The six year wait since the astonishing and punishing Dualitis has been a long one but Atlanta’s Withered reclaim their rightful spot on the death by way of black metal throne with fourth full length Grief Relic. But this time that description only tells a part of the story. With lineup changes seemingly the norm since right after their debut, the band has soldiered on and has somehow gotten stronger as time marched on. With new blood comes new ideas and new perspectives but the triumph in all of that is that Withered stay true to their roots and demolish everything in their path.
Admittedly, I’ve followed this band since the early days of playing small shows in small venues in and around Atlanta. I’ve witnessed them destroy a very small record store in Greenville, SC during the Folie Circulaire era. So for me to say the band exacts a pummeling no matter the size of venue or headcount in attendance is an understatement. In addition they are one of those bands that sound the same on recorded media as they do live. The fact that they’ve stayed true to their initial intent on debut Memento Mori, particularly in this day and age of short attention spans, is an anomaly. They’ve successfully taken death and black metal to new heights with their progressive take on both yet never shied away from the ugly, nasty side of either genre.
Lineup changes be damned as they now have Ethan McCarthy (Primitive Man) and Colin Marston (Gorguts, Krallice) amongst their ranks. You may be thinking ‘supergroup’ and technically you’d be right but the band’s sound hasn’t changed to fit either. Rather, it’s gotten better and intrinsically more dangerous, but is still unmistakably Withered. “Withdraw” has that helpless, drowning feel of Primitive Man but with all the dramatic time shifts and double kick percussion interwoven within, so it still sounds like one of the more earthy tracks from Dualitis. Much the same can be said for “Feeble Gasp” with the exception of the dissonant patterns that wouldn’t be out of place on a Krallice album. Opener “Leather Rind” is one of the more forward thinking tracks offered with Mike Thompson’s serpentine take on black metal riffs being at the forefront.

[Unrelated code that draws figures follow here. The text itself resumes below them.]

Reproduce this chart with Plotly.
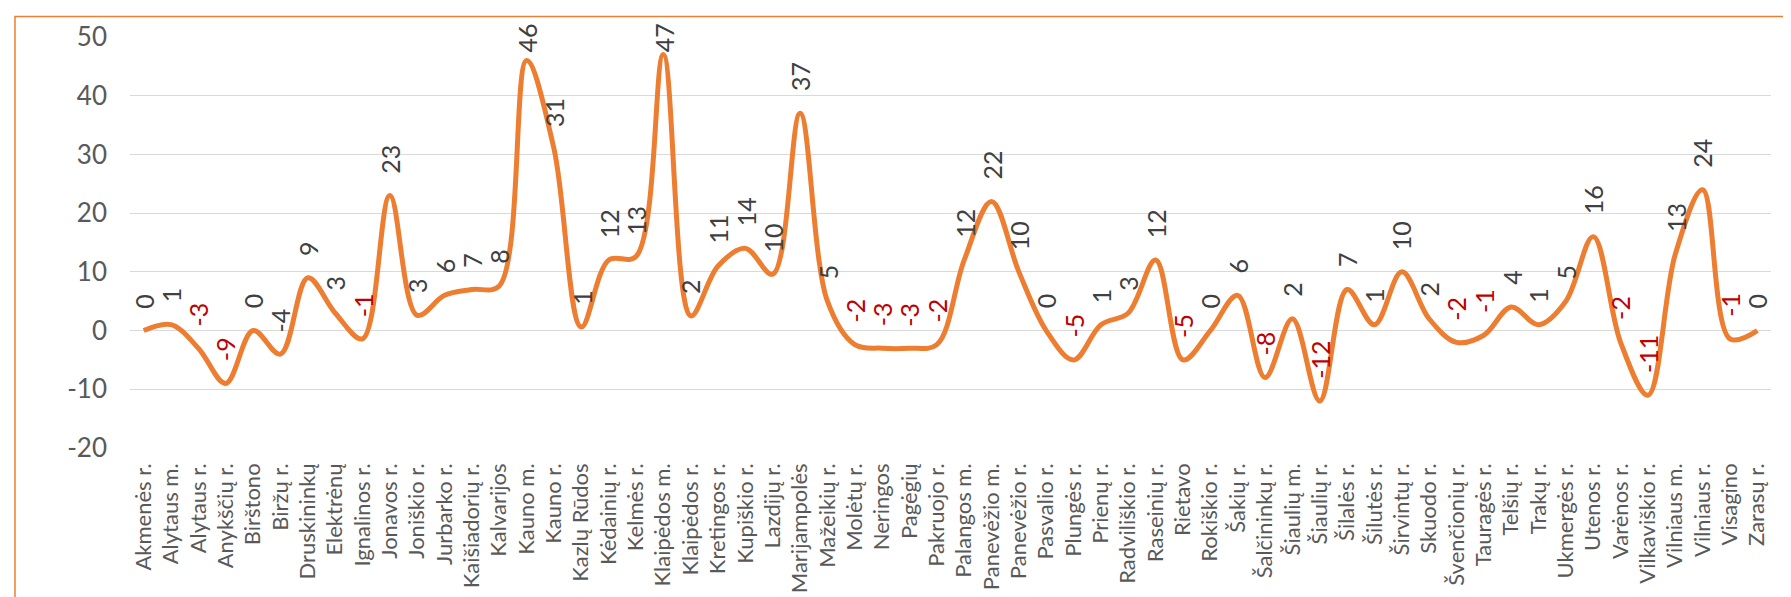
import plotly.graph_objects as go

categories = [
    "Akmenės r.", "Alytaus m.", "Alytaus r.", "Anykščių r.", "Birštono", "Biržų r.",
    "Druskininkų", "Elektrėnų", "Ignalinos r.", "Jonavos r.", "Joniškio r.", "Jurbarko r.",
    "Kaišiadorių r.", "Kalvarijos", "Kauno m.", "Kauno r.", "Kazlų Rūdos", "Kėdainių r.",
    "Kelmės r.", "Klaipėdos m.", "Klaipėdos r.", "Kretingos r.", "Kupiškio r.", "Lazdijų r.",
    "Marijampolės", "Mažeikių r.", "Molėtų r.", "Neringos", "Pagėgių", "Pakruojo r.",
    "Palangos m.", "Panevėžio m.", "Panevėžio r.", "Pasvalio r.", "Plungės r.", "Prienų r.",
    "Radviliškio r.", "Raseinių r.", "Rietavo", "Rokiškio r.", "Šakių r.", "Šalčininkų r.",
    "Šiaulių m.", "Šiaulių r.", "Šilalės r.", "Šilutės r.", "Širvintų r.", "Skuodo r.",
    "Švenčionių r.", "Tauragės r.", "Telšių r.", "Trakų r.", "Ukmergės r.", "Utenos r.",
    "Varėnos r.", "Vilkaviškio r.", "Vilniaus m.", "Vilniaus r.", "Visagino", "Zarasų r.",
]

values = [
    0, 1, -3, -9, 0, -4,
    9, 3, -1.4, 23, 2.6, 6,
    7, 7.6, 46, 31, 0.6, 12,
    12.6, 47, 2.5, 11, 14, 9.6,
    37, 5, -2.4, -3, -3, -2.4,
    12, 22, 10, 0, -5, 1,
    3, 12, -5, 0, 6, -8,
    2, -12, 7, 1, 10, 2,
    -2, -0.8, 4, 1, 5, 16,
    -2, -11, 13, 24, -1.4, 0,
]

y_ticks = [-20, -10, 0, 10, 20, 30, 40, 50]
y_tick_labels = ["-20", "-10", "0", "10", "20", "30", "40", "50"]

# data labels drawn in dark grey rather than red although negative
grey_negative_labels = ["Biržų r."]

LINE = "#ED7D31"
TXT = "#404040"
RED = "#C00000"
FONT = "Lato"
LABEL_SIZE = 25

W, H = 1791, 597
ml, mr, mt, mb = 122, 28, 28, 150
pw, ph = W - ml - mr, H - mt - mb
Y_MIN, Y_MAX = -20, 50


def px_x(px):
    return (px - ml) / pw


def px_y(py):
    return 1 - (py - mt) / ph


def value_to_px(v):
    return mt + (Y_MAX - v) * ph / (Y_MAX - Y_MIN)


fig = go.Figure()
fig.add_trace(go.Scatter(
    x=categories, y=values, mode="lines",
    line=dict(color=LINE, width=5, shape="spline", smoothing=1.0),
    hoverinfo="x+y", showlegend=False,
))

GAP = 20
TOP_LIMIT = 12
for c, v in zip(categories, values):
    lab = str(int(round(v)))
    col = RED if (v < 0 and c not in grey_negative_labels) else TXT
    est_len = 0.6 * LABEL_SIZE * len(lab) + 2
    top_px = value_to_px(v) - GAP - est_len
    if top_px < TOP_LIMIT:
        # label pushed down to stay inside the chart, as Excel does
        fig.add_annotation(
            x=c, y=px_y(TOP_LIMIT), xref="x", yref="paper", text=lab, showarrow=False,
            textangle=-90, yanchor="top", xanchor="center",
            font=dict(family=FONT, size=LABEL_SIZE, color=col),
        )
    else:
        fig.add_annotation(
            x=c, y=v, xref="x", yref="y", text=lab, showarrow=False,
            textangle=-90, yanchor="bottom", xanchor="center", yshift=GAP,
            font=dict(family=FONT, size=LABEL_SIZE, color=col),
        )

fig.add_shape(
    type="rect", xref="paper", yref="paper",
    x0=px_x(7), x1=px_x(W + 20), y0=px_y(H + 20), y1=px_y(7),
    line=dict(color=LINE, width=1.5), fillcolor="rgba(0,0,0,0)", layer="below",
)

fig.update_layout(
    width=W, height=H,
    margin=dict(l=ml, r=mr, t=mt, b=mb, pad=0),
    paper_bgcolor="white", plot_bgcolor="white",
    font=dict(family=FONT, color="#595959"),
    xaxis=dict(
        type="category", range=[-0.5, len(categories) - 0.5],
        tickangle=-90, tickfont=dict(family=FONT, size=22, color="#595959"),
        showgrid=False, showline=False, zeroline=False, ticks="",
        ticklabelstandoff=10,
    ),
    yaxis=dict(
        range=[Y_MIN, Y_MAX], tickmode="array", tickvals=y_ticks, ticktext=y_tick_labels,
        tickfont=dict(family=FONT, size=26, color="#595959"),
        showgrid=True, gridcolor="#D9D9D9", gridwidth=1.3,
        zeroline=False, showline=False, ticks="", ticklabelstandoff=22,
    ),
)

fig.write_html("out.html")
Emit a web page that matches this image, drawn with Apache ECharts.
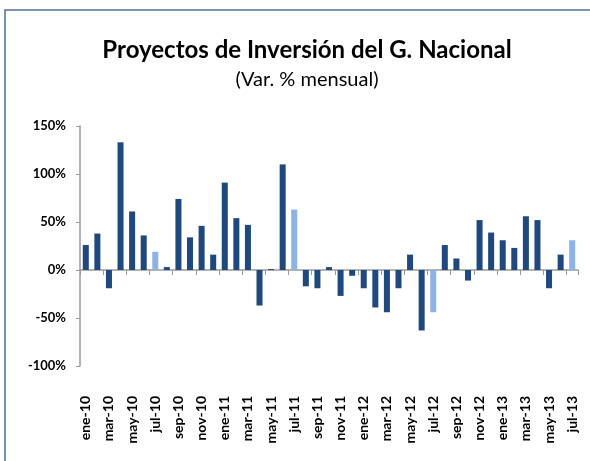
<!DOCTYPE html>
<html>
<head>
<meta charset="utf-8">
<script src="https://cdn.jsdelivr.net/npm/echarts@6/dist/echarts.min.js"></script>
<style>
  html, body { margin: 0; padding: 0; background: #ffffff; }
  #chart { width: 590px; height: 461px; }
</style>
</head>
<body>
<div id="chart"></div>
<script>
// Meses (ene-10 a jul-13)
const meses = [
  'ene-10','feb-10','mar-10','abr-10','may-10','jun-10','jul-10','ago-10','sep-10','oct-10','nov-10','dic-10',
  'ene-11','feb-11','mar-11','abr-11','may-11','jun-11','jul-11','ago-11','sep-11','oct-11','nov-11','dic-11',
  'ene-12','feb-12','mar-12','abr-12','may-12','jun-12','jul-12','ago-12','sep-12','oct-12','nov-12','dic-12',
  'ene-13','feb-13','mar-13','abr-13','may-13','jun-13','jul-13'
];

// Variación % mensual
const variacion = [
  26, 38, -19, 133, 61, 36, 19, 3, 74, 34, 46, 16,
  91, 54, 47, -37, 1, 110, 63, -17, -19, 3, -27, -6,
  -19, -39, -44, -19, 16, -63, -44, 26, 12, -11, 52, 39,
  31, 23, 56, 52, -19, 16, 31
];

// Meses resaltados en color claro
const resaltados = ['jul-10', 'jul-11', 'jul-12', 'jul-13'];

// Marcas del eje vertical
const ticksY = [-100, -50, 0, 50, 100, 150];

const COLOR_OSCURO = '#1f497d';
const COLOR_CLARO = '#8db3e2';
const FUENTE = 'Lato, "Liberation Sans", sans-serif';

const datosBarras = variacion.map((v, i) => ({
  value: v,
  itemStyle: { color: resaltados.includes(meses[i]) ? COLOR_CLARO : COLOR_OSCURO }
}));

const chart = echarts.init(document.getElementById('chart'), null, { renderer: 'canvas' });

chart.setOption({
  animation: false,
  backgroundColor: '#ffffff',
  graphic: [{
    type: 'rect',
    shape: { x: 5, y: 10, width: 700, height: 600 },
    style: { fill: 'none', stroke: '#4f6f9f', lineWidth: 1.5 },
    silent: true,
    z: 0
  }],
  title: [{
    text: 'Proyectos de Inversión del G. Nacional',
    left: 302, top: 33, textAlign: 'center',
    textStyle: { fontFamily: FUENTE, fontWeight: 'bold', fontSize: 24, color: '#000000' }
  }, {
    text: '(Var. % mensual)',
    left: 302, top: 65, textAlign: 'center',
    textStyle: { fontFamily: FUENTE, fontWeight: 'normal', fontSize: 20, color: '#000000' }
  }],
  grid: { left: 80, right: 12, top: 126, bottom: 95, containLabel: false },
  xAxis: [{
    type: 'category',
    data: meses,
    position: 'bottom',
    axisLine: { show: false, onZero: false },
    axisTick: { show: false },
    axisLabel: {
      interval: 1, rotate: 90, margin: 30,
      fontFamily: FUENTE, fontWeight: 'bold', fontSize: 14, color: '#000000'
    },
    splitLine: { show: false }
  }, {
    type: 'category',
    data: meses,
    position: 'bottom',
    axisLine: { show: true, onZero: true, lineStyle: { color: '#9a9a9a', width: 1.5 } },
    axisTick: { show: true, interval: 1, length: 5, lineStyle: { color: '#9a9a9a', width: 1 } },
    axisLabel: { show: false },
    splitLine: { show: false }
  }],
  yAxis: {
    type: 'value',
    min: ticksY[0], max: ticksY[ticksY.length - 1], interval: 50,
    axisLine: { show: true, lineStyle: { color: '#9a9a9a', width: 1.5 } },
    axisTick: { show: true, length: 4, lineStyle: { color: '#9a9a9a' } },
    axisLabel: {
      margin: 14,
      formatter: '{value}%',
      fontFamily: FUENTE, fontWeight: 'bold', fontSize: 13, color: '#000000'
    },
    splitLine: { show: false }
  },
  series: [{
    type: 'bar',
    xAxisIndex: 0,
    data: datosBarras,
    barWidth: '52%'
  }]
});
</script>
</body>
</html>
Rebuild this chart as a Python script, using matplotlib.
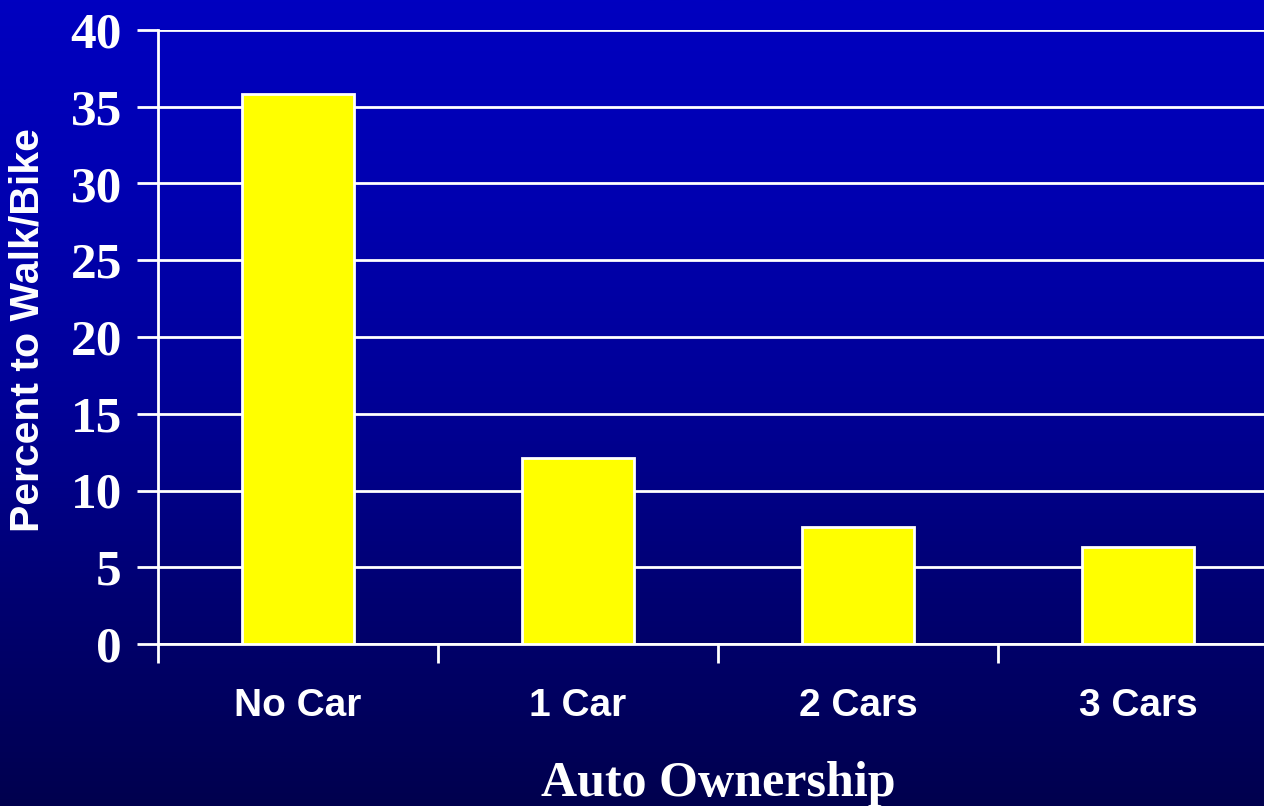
import numpy as np
import matplotlib
matplotlib.use("Agg")
import matplotlib.pyplot as plt
from matplotlib.colors import LinearSegmentedColormap

categories = ["No Car", "1 Car", "2 Cars", "3 Cars"]
values = [35.8, 12.1, 7.6, 6.3]
yticks = [0, 5, 10, 15, 20, 25, 30, 35, 40]

W, H = 1264, 806
fig = plt.figure(figsize=(W / 100, H / 100), dpi=100)

# gradient background
bg = fig.add_axes([0, 0, 1, 1], zorder=-10)
cmap = LinearSegmentedColormap.from_list(
    "bg",
    [(0.0, (0, 0, 192 / 255)), (0.25, (0, 0, 176 / 255)), (0.5, (0, 0, 150 / 255)),
     (0.75, (0, 0, 112 / 255)), (1.0, (0, 0, 78 / 255))])
grad = np.linspace(0, 1, 512).reshape(-1, 1)
bg.imshow(grad, aspect="auto", cmap=cmap, extent=[0, 1, 0, 1], origin="upper")
bg.axis("off")

# axes: x from 158 px to 1278 px (beyond right edge), y 644 -> 30
left = 158 / W
right = 1278 / W
bottom = (H - 644) / H
top = (H - 30) / H
ax = fig.add_axes([left, bottom, right - left, top - bottom])
ax.set_facecolor("none")

x = np.arange(len(categories))
ax.bar(x, values, width=0.4, color="#FFFF00", edgecolor="white", linewidth=2, zorder=3)
ax.set_xlim(-0.5, len(categories) - 0.5)
ax.set_ylim(0, 40)

ax.set_yticks(yticks)
ax.set_yticklabels([str(t) for t in yticks], family="Liberation Serif",
                   fontweight="bold", fontsize=37, color="white")
ax.tick_params(axis="y", direction="out", length=15, width=2, color="white", pad=11)

ax.set_xticks(x)
ax.set_xticklabels(categories, family="Liberation Sans", fontweight="bold",
                   fontsize=28, color="white")
ax.set_xticks(np.arange(len(categories) + 1) - 0.5, minor=True)
ax.tick_params(axis="x", which="major", length=0, pad=32)
ax.tick_params(axis="x", which="minor", direction="out", length=14, width=2, color="white")

ax.yaxis.grid(True, color="white", linewidth=2, zorder=1)
ax.set_axisbelow(True)
for s in ["top", "right"]:
    ax.spines[s].set_visible(False)
ax.spines["left"].set_color("white")
ax.spines["left"].set_linewidth(2)
ax.spines["bottom"].set_color("white")
ax.spines["bottom"].set_linewidth(2)

ax.set_xlabel("Auto Ownership", family="Liberation Serif", fontweight="bold",
              fontsize=36, color="white", labelpad=26)
ax.set_ylabel("Percent to Walk/Bike", family="Liberation Sans", fontweight="bold",
              fontsize=29.5, color="white")
ax.yaxis.set_label_coords(-111 / (1278 - 158), (644 - 330) / 614)

fig.savefig("out.png", dpi=100)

If anything, the band comes across more sophisticated than ever before. But also more emotional, at least in the lyrical delivery. Taken at face value it would seem they are grittier than ever before, focusing on real life struggles this time out. In the desparity driven album closer “To Glimpse Godliness” the band slugs through lines such as ‘the relief of despair overwhelms’ and its hard not to feel the weight of burden and sadness. But fear not if you’re looking for old school Withered as “Husk” has you covered with an impenetrable wall of charred death metal.
On Grief Relic, Withered return with an exceptional statement of progressive songwriting and fantastic downtrodden themes that combine for possibly their best work to date. Only time will tell if this one outshines and outlasts Dualitis but one thing is for sure, Withered are still the same feral beast they’ve always been. Hopefully we won’t have to wait 6 years for the next release. But if we do, this album will more than tide us over until then.